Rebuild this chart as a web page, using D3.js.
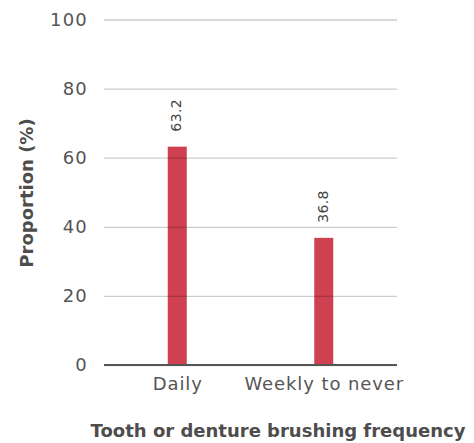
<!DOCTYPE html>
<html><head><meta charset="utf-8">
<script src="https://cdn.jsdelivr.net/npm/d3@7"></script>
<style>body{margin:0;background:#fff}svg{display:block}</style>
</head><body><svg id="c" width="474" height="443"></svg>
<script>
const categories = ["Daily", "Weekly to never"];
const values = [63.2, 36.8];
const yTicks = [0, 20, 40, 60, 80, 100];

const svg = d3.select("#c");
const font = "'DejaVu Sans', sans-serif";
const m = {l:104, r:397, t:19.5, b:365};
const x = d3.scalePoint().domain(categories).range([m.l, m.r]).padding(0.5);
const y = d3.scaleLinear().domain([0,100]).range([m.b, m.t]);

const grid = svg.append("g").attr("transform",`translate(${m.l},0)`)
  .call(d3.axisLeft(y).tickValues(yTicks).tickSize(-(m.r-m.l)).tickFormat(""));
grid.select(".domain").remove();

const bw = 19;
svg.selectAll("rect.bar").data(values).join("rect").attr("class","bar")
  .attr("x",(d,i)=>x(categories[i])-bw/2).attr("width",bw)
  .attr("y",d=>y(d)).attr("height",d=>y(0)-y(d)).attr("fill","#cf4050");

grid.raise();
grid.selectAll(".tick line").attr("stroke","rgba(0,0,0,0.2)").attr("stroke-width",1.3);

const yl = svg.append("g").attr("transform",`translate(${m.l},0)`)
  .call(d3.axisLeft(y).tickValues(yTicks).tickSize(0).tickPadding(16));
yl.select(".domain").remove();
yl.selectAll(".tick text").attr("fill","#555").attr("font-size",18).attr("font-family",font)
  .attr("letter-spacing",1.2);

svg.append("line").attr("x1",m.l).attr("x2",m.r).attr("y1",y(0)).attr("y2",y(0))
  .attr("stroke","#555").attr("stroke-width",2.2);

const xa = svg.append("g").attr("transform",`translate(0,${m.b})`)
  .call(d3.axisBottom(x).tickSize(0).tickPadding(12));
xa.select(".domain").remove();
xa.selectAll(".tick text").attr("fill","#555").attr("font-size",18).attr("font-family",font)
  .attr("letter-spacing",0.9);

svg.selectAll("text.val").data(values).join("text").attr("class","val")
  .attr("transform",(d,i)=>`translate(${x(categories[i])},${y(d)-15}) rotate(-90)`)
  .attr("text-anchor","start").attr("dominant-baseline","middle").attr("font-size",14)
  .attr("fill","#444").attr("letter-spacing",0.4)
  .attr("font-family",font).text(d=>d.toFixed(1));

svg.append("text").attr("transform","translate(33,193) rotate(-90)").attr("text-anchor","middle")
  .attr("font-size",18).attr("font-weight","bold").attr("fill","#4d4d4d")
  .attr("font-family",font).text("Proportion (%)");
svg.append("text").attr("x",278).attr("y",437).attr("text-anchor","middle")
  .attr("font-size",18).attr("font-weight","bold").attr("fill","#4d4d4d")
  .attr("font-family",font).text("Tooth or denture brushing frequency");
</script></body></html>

_____

Print the data above verbatim from the first line through the line holding "const yTicks = [0, 20, 40, 60, 80, 100];", leaving every picture out.

ANSWER TO THE EXERCISE
Rebuild this chart as a web page, using D3.js.
<!DOCTYPE html>
<html><head><meta charset="utf-8">
<script src="https://cdn.jsdelivr.net/npm/d3@7"></script>
<style>body{margin:0;background:#fff}svg{display:block}</style>
</head><body><svg id="c" width="474" height="443"></svg>
<script>
const categories = ["Daily", "Weekly to never"];
const values = [63.2, 36.8];
const yTicks = [0, 20, 40, 60, 80, 100];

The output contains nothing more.